Dataset rows
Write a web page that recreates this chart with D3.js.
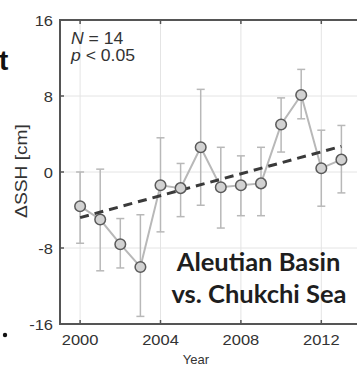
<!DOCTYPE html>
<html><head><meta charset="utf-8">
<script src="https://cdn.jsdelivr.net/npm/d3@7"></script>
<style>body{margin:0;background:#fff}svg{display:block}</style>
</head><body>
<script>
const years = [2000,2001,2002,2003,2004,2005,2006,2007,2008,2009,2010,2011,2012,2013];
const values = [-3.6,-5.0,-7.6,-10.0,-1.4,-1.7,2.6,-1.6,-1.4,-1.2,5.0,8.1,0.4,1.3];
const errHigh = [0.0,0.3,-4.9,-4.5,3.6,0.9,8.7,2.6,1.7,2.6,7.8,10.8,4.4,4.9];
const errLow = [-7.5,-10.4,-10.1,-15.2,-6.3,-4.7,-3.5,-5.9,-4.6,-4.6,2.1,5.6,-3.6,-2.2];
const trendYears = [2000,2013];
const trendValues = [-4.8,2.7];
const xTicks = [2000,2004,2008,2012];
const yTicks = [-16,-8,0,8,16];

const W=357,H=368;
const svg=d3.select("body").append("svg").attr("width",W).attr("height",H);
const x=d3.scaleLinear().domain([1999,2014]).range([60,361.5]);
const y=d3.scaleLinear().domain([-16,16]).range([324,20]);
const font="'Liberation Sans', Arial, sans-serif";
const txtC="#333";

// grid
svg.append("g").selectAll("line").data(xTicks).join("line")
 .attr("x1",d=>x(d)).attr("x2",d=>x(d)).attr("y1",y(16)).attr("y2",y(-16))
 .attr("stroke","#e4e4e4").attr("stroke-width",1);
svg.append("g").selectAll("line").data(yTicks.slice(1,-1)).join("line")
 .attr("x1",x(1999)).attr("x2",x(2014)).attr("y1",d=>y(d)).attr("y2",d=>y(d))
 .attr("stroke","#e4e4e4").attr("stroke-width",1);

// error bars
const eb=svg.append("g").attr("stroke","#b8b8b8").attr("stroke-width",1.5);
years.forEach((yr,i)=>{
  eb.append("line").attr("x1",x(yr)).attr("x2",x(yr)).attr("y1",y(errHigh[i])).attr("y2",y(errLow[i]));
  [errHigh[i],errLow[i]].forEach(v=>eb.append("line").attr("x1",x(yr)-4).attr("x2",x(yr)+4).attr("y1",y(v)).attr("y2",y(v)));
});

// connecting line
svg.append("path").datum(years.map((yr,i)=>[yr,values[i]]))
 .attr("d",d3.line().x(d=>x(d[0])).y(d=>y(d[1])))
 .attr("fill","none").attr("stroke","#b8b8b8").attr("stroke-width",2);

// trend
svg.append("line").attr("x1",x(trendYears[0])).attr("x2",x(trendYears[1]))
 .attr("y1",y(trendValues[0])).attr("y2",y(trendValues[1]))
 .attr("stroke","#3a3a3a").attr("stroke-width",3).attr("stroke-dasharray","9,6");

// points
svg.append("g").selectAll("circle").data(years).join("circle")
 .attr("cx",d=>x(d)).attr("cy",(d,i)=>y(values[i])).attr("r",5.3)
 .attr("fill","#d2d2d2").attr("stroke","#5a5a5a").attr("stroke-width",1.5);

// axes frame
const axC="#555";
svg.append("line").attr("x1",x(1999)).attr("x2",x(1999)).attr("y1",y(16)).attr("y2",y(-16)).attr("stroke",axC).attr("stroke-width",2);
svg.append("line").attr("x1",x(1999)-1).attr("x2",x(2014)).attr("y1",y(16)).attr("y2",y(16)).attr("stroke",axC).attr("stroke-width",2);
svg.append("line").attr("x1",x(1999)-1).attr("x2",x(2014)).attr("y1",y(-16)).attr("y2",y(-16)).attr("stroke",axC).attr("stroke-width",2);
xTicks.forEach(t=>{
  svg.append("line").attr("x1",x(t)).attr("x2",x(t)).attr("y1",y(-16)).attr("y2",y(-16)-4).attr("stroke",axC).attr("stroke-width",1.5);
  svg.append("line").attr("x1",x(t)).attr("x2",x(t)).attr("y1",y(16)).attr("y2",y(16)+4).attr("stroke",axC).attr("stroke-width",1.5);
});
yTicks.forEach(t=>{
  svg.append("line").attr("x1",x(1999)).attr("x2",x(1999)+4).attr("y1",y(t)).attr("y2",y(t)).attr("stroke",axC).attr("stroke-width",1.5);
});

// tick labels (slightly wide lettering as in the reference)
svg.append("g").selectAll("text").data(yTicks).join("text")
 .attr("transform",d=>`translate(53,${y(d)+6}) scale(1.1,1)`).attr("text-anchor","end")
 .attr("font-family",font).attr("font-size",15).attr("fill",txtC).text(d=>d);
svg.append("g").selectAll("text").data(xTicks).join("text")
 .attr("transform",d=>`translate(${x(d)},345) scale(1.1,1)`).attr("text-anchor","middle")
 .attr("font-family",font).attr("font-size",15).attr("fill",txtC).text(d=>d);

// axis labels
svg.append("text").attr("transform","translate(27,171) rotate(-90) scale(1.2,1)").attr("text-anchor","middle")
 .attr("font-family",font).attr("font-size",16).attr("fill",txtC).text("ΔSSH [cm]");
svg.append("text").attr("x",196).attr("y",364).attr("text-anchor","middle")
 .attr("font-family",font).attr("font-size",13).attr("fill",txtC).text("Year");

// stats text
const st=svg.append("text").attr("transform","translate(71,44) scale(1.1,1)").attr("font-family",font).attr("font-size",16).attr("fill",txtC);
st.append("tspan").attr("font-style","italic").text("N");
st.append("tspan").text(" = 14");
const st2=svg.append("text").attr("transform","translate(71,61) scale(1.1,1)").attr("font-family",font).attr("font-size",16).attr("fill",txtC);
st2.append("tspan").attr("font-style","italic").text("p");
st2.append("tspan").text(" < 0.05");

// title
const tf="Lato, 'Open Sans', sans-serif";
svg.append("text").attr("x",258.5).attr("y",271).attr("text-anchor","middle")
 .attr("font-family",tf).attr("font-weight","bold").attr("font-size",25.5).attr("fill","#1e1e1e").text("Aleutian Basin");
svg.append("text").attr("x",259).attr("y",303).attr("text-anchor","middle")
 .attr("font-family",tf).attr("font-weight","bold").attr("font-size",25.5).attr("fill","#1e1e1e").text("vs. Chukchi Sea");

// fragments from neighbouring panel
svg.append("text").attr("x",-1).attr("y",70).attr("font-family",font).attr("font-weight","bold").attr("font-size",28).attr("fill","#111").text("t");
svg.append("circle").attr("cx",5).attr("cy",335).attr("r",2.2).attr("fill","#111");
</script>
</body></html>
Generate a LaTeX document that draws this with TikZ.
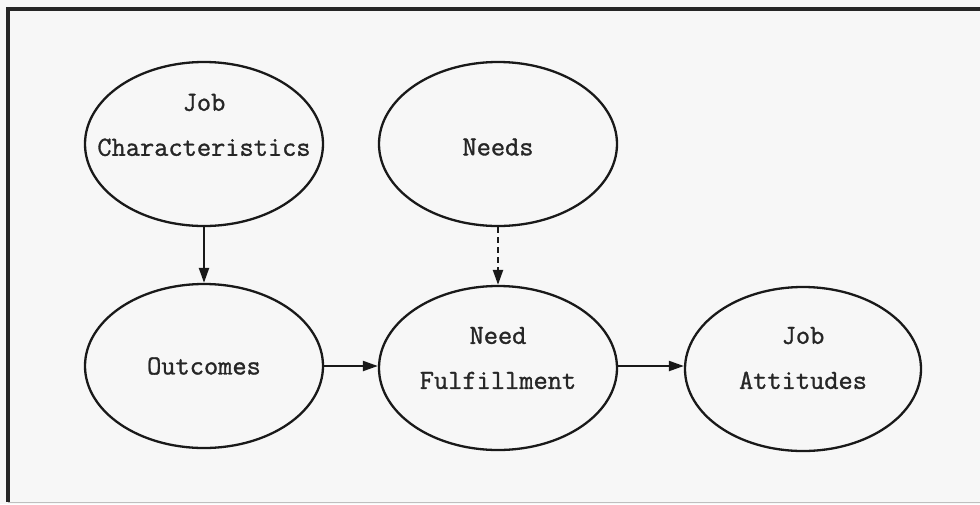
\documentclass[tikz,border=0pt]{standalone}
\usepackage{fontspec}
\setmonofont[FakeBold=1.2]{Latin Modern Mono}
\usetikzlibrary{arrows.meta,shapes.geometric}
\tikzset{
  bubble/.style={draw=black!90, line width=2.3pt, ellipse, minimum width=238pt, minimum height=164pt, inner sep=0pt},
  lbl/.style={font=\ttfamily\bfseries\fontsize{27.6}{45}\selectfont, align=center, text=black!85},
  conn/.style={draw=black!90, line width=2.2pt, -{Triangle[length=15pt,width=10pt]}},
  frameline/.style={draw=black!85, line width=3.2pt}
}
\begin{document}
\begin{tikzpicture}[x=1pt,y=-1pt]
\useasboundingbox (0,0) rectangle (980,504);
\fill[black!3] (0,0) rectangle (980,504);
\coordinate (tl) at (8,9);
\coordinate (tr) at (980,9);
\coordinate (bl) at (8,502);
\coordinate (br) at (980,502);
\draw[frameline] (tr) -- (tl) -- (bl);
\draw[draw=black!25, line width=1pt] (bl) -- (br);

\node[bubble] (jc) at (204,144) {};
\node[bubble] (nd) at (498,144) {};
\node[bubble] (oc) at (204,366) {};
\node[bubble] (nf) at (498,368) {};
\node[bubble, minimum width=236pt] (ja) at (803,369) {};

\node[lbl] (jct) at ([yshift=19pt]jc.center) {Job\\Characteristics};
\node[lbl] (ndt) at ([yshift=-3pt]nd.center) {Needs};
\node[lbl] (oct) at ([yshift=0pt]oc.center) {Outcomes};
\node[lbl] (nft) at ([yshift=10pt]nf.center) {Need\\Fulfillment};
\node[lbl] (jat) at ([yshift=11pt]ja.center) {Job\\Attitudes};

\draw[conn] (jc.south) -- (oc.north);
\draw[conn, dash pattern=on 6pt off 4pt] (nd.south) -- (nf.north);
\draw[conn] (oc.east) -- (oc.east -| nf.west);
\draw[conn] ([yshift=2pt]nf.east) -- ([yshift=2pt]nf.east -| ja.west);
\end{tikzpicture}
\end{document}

### What you will do
Identify every line above with the string "this" in it. Copy those lines.

### Reply to the exercise
Write a web page that recreates this chart with D3.js.
Generate a LaTeX document that draws this with TikZ.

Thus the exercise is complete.